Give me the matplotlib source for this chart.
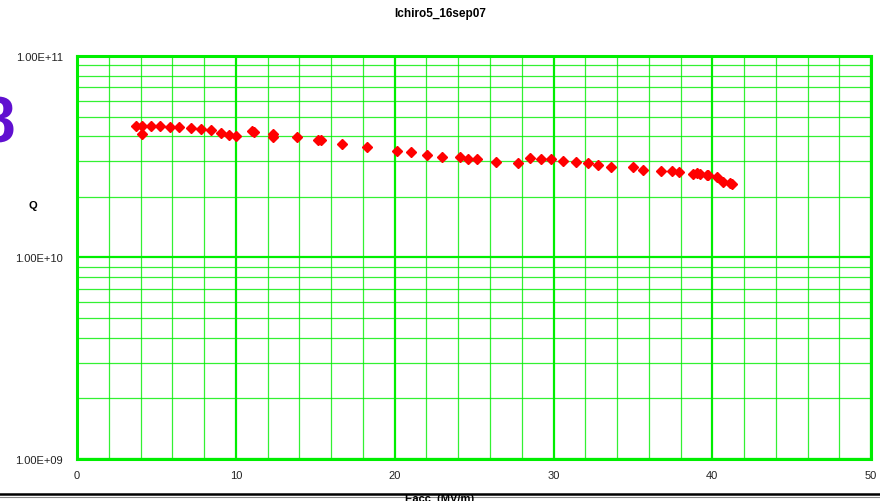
import matplotlib.pyplot as plt
import matplotlib.ticker as mticker
from matplotlib.lines import Line2D

plt.rcParams['font.family'] = ['Liberation Sans', 'DejaVu Sans']

# Eacc (MV/m) and Q values
eacc = [3.70, 4.11, 4.07, 4.66, 5.25, 5.86, 6.44, 7.18, 7.81, 8.44, 9.05, 9.57, 9.99,
        10.99, 11.14, 12.36, 12.36, 13.84, 15.20, 15.35, 16.67, 18.28,
        20.13, 21.03, 22.06, 22.97, 24.12, 24.64, 25.17, 26.39,
        27.79, 28.53, 29.22, 29.83, 30.62, 31.42, 32.16, 32.83, 33.61,
        35.03, 35.62, 36.76, 37.49, 37.91, 38.81, 39.06, 39.23, 39.69, 39.75,
        40.28, 40.66, 41.12, 41.23]
q0 = [4.51e10, 4.51e10, 4.10e10, 4.51e10, 4.51e10, 4.46e10, 4.46e10, 4.39e10, 4.33e10, 4.29e10,
      4.16e10, 4.05e10, 4.02e10,
      4.26e10, 4.20e10, 4.10e10, 3.96e10, 3.95e10, 3.83e10, 3.83e10, 3.66e10, 3.55e10,
      3.39e10, 3.33e10, 3.24e10, 3.14e10, 3.14e10, 3.08e10, 3.08e10, 2.99e10,
      2.94e10, 3.11e10, 3.08e10, 3.08e10, 3.02e10, 2.97e10, 2.93e10, 2.88e10, 2.82e10,
      2.81e10, 2.73e10, 2.70e10, 2.68e10, 2.65e10, 2.60e10, 2.63e10, 2.60e10, 2.58e10, 2.57e10,
      2.50e10, 2.38e10, 2.34e10, 2.32e10]

fig = plt.figure(figsize=(8.8, 5.02), dpi=100)
ax = fig.add_axes([0.0875, 0.0837, 0.9025, 0.8028])

ax.set_yscale('log')
ax.set_xlim(0, 50)
ax.set_ylim(1e9, 1e11)

green = '#00ee00'
ax.xaxis.set_major_locator(mticker.MultipleLocator(10))
ax.xaxis.set_minor_locator(mticker.MultipleLocator(2))
ax.yaxis.set_major_locator(mticker.LogLocator(base=10, numticks=5))
ax.yaxis.set_minor_locator(mticker.LogLocator(base=10, subs=range(2, 10), numticks=20))
ax.yaxis.set_major_formatter(mticker.FuncFormatter(lambda v, p: f"{v:.2E}"))
ax.yaxis.set_minor_formatter(mticker.NullFormatter())

ax.grid(True, which='major', color=green, lw=1.6)
ax.grid(True, which='minor', color=green, lw=0.9, alpha=0.8)
for s in ax.spines.values():
    s.set_color(green)
    s.set_linewidth(2.2)
ax.tick_params(which='both', length=0, labelsize=8, colors='#222222')
ax.tick_params(axis='x', pad=8)
ax.tick_params(axis='y', pad=10)

ax.plot(eacc, q0, linestyle='none', marker='D', color='#ff0000', markersize=5.5, zorder=3,
        clip_on=False)

fig.text(0.5, 0.972, 'Ichiro5_16sep07', ha='center', va='center', fontsize=8.5, fontweight='bold')
fig.text(0.037, 0.59, 'Q', ha='center', va='center', fontsize=8, fontweight='bold')
fig.text(0.5, 0.006, 'Eacc  (MV/m)', ha='center', va='center', fontsize=8, fontweight='bold')
fig.text(-0.003, 0.75, '8', ha='center', va='center', fontsize=46, fontweight='bold',
         color='#6010d0')

fig.add_artist(Line2D([0, 1], [0.014, 0.014], color='black', lw=1.8, transform=fig.transFigure))
fig.add_artist(Line2D([0, 1], [0.008, 0.008], color='#888888', lw=0.8, transform=fig.transFigure))

fig.savefig('out.png', dpi=100)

**********

## Exercise brief:
Where a line contains the string "chart", extract that line.

## Solution to this exercise:
Give me the matplotlib source for this chart.

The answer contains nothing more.